Through drone technology deployed both as investigative tool and artistic medium, the project creates a visual archive that examines how automated perception systems read and value territory. These aerial perspectives reveal patterns invisible from the ground: the geometric precision of mine terraces, the vast rectangles of data center roofs, the gridded artificiality of Forest City’s reclaimed islands. The work incorporates testimonies from union members working in these facilities and environmental documentation of contaminated waterways, deforested slopes, and displaced communities. Rather than aestheticizing destruction or evoking emotional responses to environmental damage, the investigation privileges operational representation, showing these sites as they function, as the machinery and logistics systems that actively structure profoundly asymmetrical technological futures.
What emerges is a portrait of how Western and Chinese technological progress materializes through systematic ecological and spatial transformation in Southeast Asia.
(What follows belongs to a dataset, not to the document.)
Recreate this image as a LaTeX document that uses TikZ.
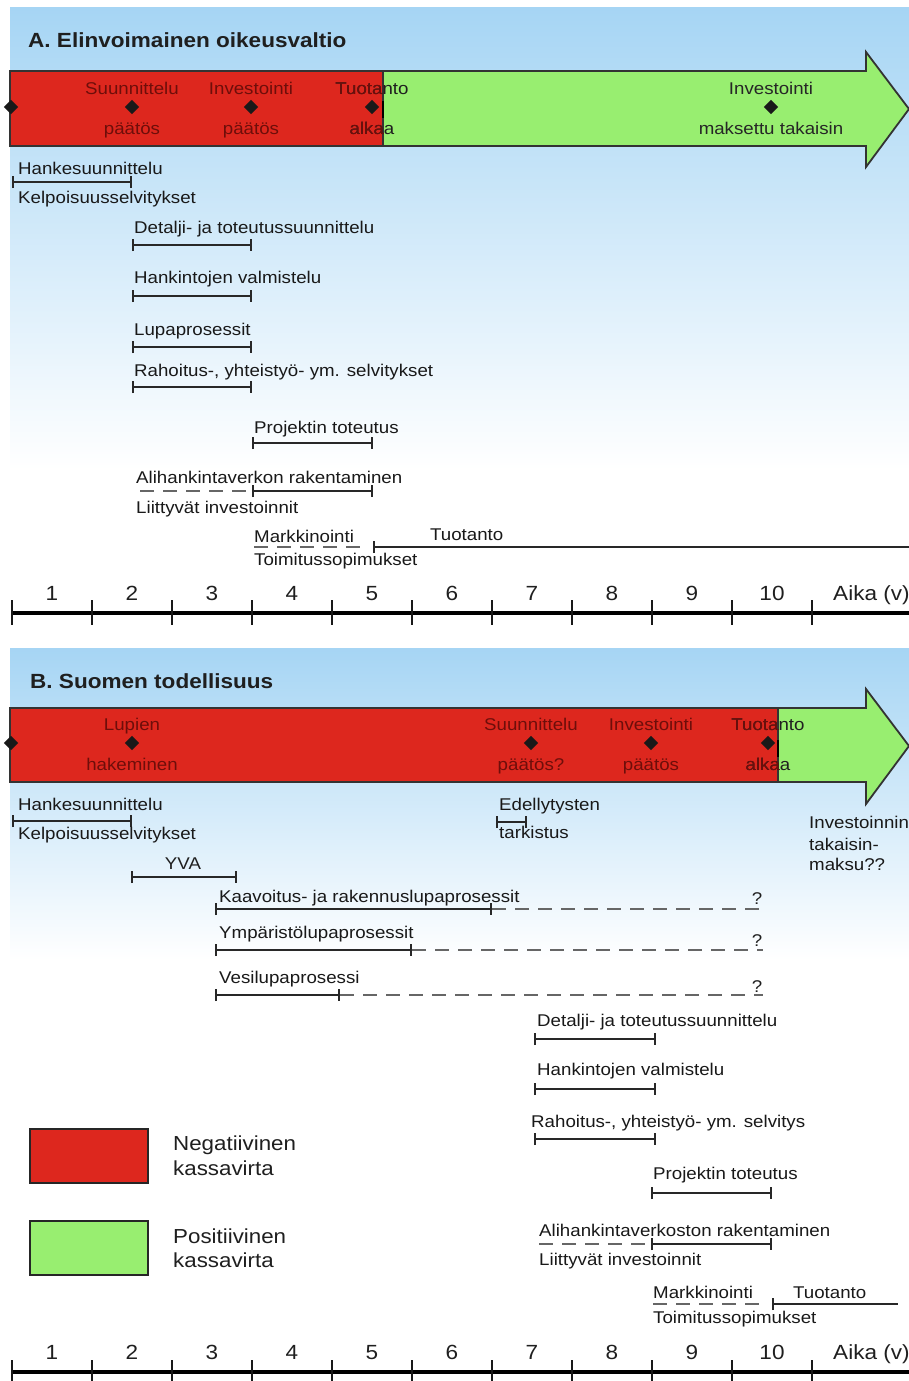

The green transition and the cloud both extract resources and displace impacts to the same region, serving the same distant powers while promising development and modernization to the territories they transform. Each site in Configuration Drift both enables the others and depends upon them, forming not a linear supply chain but a dense web of extraction, processing, displacement, and redefinition where every promise of progress requires another landscape to absorb its material consequences.
Configuration Drift was developed within the Human Machine Fellowship, a scholarship program awarded annually by the JUNGE AKADEMIE in cooperation with E-WERK Luckenwalde and the VISIT program of the E.ON Foundation. The fellowship supports international emerging artists engaging with digital technologies, the anthropocene, and artificial intelligence, encouraging work that challenges narratives of technological progress and explores the embodied, material nature of computational systems. Following Kate Crawford’s Atlas of AI, the program recognizes that intelligence does not exist independently of social, cultural, historical, or political forces, but emerges from natural resources, human labor, infrastructures, and specific historical circumstances.